The 4th plot shows that if I divide the peaks data by the file duration, the values are correct. I don't like this solution, as I can find no documentation to back it up. Does anyone know what I'm doing wrong here?

My code:

#!/usr/bin/env python
# -*- coding: utf-8 -*-

import scipy.io.wavfile as wavfile
import scipy
import scipy.fftpack
import scipy.fft
import numpy as np
from scipy.signal import find_peaks as fp
from matplotlib import pyplot as plt

#read the wav file and print the sample rate
fs_rate, signal = wavfile.read("1Hz-5k_sweep_phone_single.wav")
print ("Sampling rate:", fs_rate)

#calculate number of channels of signal
l_audio = len(signal.shape)
print ("Channels:", l_audio)

#trim one channel, if channels = 2
if l_audio == 2:
    signal = signal.sum(axis=1) / 2
    
#print number of samples
N = signal.shape[0]
print ("Number of samples N:", N)

#calculate duration of file
secs = N / float(fs_rate)
print ("File duration (secs):", secs)

#calculate sample interval
Ts = 1.0/fs_rate # sampling interval in time
print ("Timestep between samples Ts:", Ts)


t = np.arange(0, secs, Ts) # time vector as scipy arange field / numpy.ndarray

#Do FFT
FFT = abs(scipy.fft.fft(signal))
#print("FFT size: ",FFT.shape[0])

#split the FFT to one-sided range
FFT_side = FFT[range(N//2)] # one side FFT range
print("FFT upper side: ", FFT_side)

#calculate the frequency bins.  Put into array
freqs = scipy.fft.fftfreq(signal.size, t[1]-t[0])
print("t:", t[1]-t[0])
fft_freqs = np.array(freqs)
#print("Frequency bins: ",fft_freqs)

#Split the frequencies to one-sided range
freqs_side = freqs[range(N//2)] # one side frequency range
fft_freqs_side = np.array(freqs_side)
print("size of upper-side fft: ",fft_freqs_side.shape[0])


#do peak detection on data.
h = (2.0e+04,2.0e+08)  #detected height range
p = None  #prominence
d = 100 #minimum distance between peaks (ignore closer peaks)
peaks, _ = fp(x=FFT_side, height=h,prominence=p,distance=d)
print("Peak detected frequencies (Hz):",peaks)
print("number of peaks: ", peaks.shape[0])



#data plotting
fig, axes = plt.subplots(nrows = 2, ncols = 1, figsize= (12,9))

ax1 = plt.subplot(411)
ax1.margins(0.05)           # Default margin is 0.05, value 0 means fit
ax1.plot(t, signal, "g",linewidth=0.1)
ax1.set_xlabel('Time')
ax1.set_ylabel('Amplitude')

ax2 = plt.subplot(412)
ax2.plot(freqs_side, abs(FFT_side), "b")
ax2.set_xlabel('Frequency (Hz)')
ax2.set_ylabel('FFT single-sided')
ax2.set_xlim(0,5500)
ax2.set_ylim(0,200000)

ax3 = plt.subplot(413)
ax3.plot(freqs_side, abs(FFT_side), "b")
ax3.plot(peaks, FFT_side[peaks],"x",color='tab:orange')
ax3.set_xlabel('Frequency (Hz)')
ax3.set_ylabel('FFT single-sided with peaks')
ax3.set_xlim(0,55000)
ax3.set_ylim(0,200000)

ax4 = plt.subplot(414)
ax4.plot(freqs_side, abs(FFT_side), "b")
ax4.plot(peaks/secs, FFT_side[peaks],"x",color='tab:orange')
ax4.set_xlabel('Frequency (Hz)')
ax4.set_ylabel('FFT single-sided: corrected peaks')
ax4.set_xlim(0,5500)
ax4.set_ylim(0,200000)

fig.tight_layout() # Or equivalently,  "plt.tight_layout()"

plt.show()

Multiple entries on stackoverflow suggested that find_peaks was a preferable way to approach finding FFT peaks.
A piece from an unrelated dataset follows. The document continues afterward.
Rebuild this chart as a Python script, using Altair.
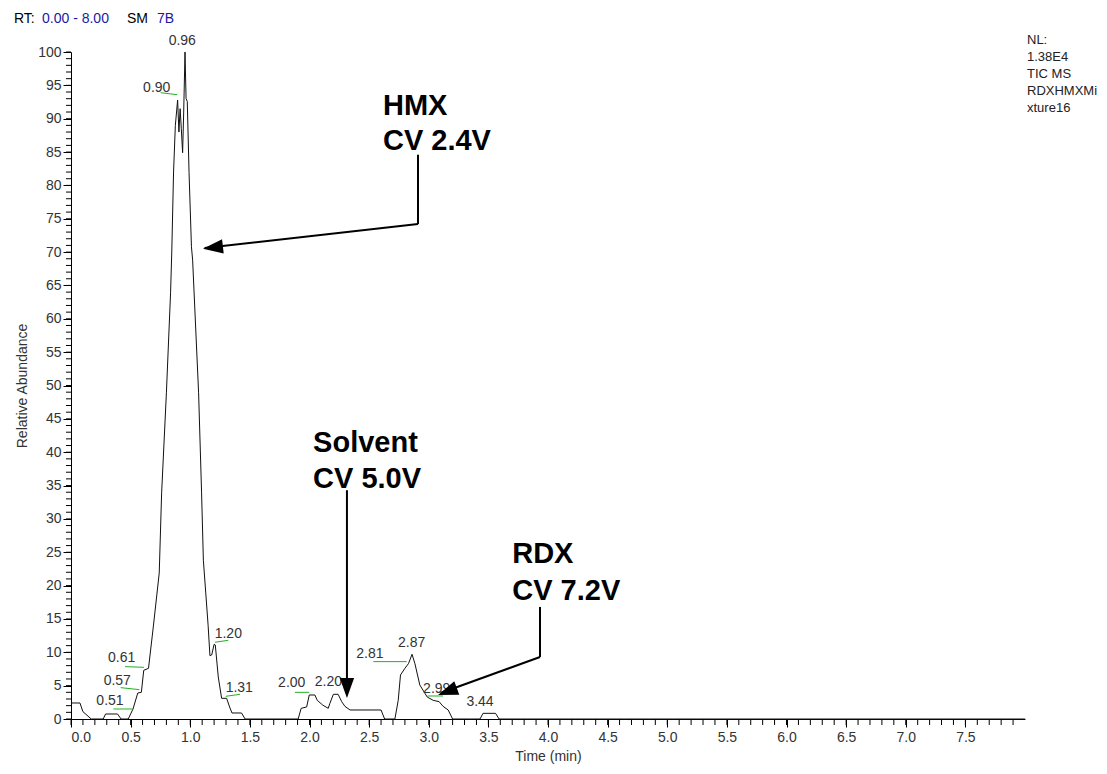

I've looked at the documentation for find_peaks, and verified that my code follows the examples there and also in various other examples that claim to work.

I also searched stackoverflow and google for related issues, but didn't find anything.

As documented above, I've 'solved' it by dividing the peak values by the duration of the WAV file - but I'm convinced that I'm doing something wrong elsewhere in my code.

2

There are 2 best solutions below

2
On BEST ANSWER

That is because peaks are not the frequencies, peaks are the indices. You have to use:

ax3 = plt.subplot(413)
ax3.plot(freqs_side, abs(FFT_side), "b")
ax3.plot(freqs_side[peaks], FFT_side[peaks],"x",color='tab:orange')
ax3.set_xlabel('Frequency (Hz)')
ax3.set_ylabel('FFT single-sided with peaks')
ax3.set_xlim(0,55000)
ax3.set_ylim(0,200000)

When you are dividing them by seconds, you are actually converting them back to Hz :D

0
On

Here to answer my own question:

find_peaks when applied to FFT data finds the peak values at the corresponding FFT bins, rather than the frequencies. It's relevant to normalise this to the frequency range.

Based on my specified bin sizes, the division by the file duration is correct.

I could have checked this using:

print(fft_freqs_side[51511])

which would have returned a value of 5004Hz.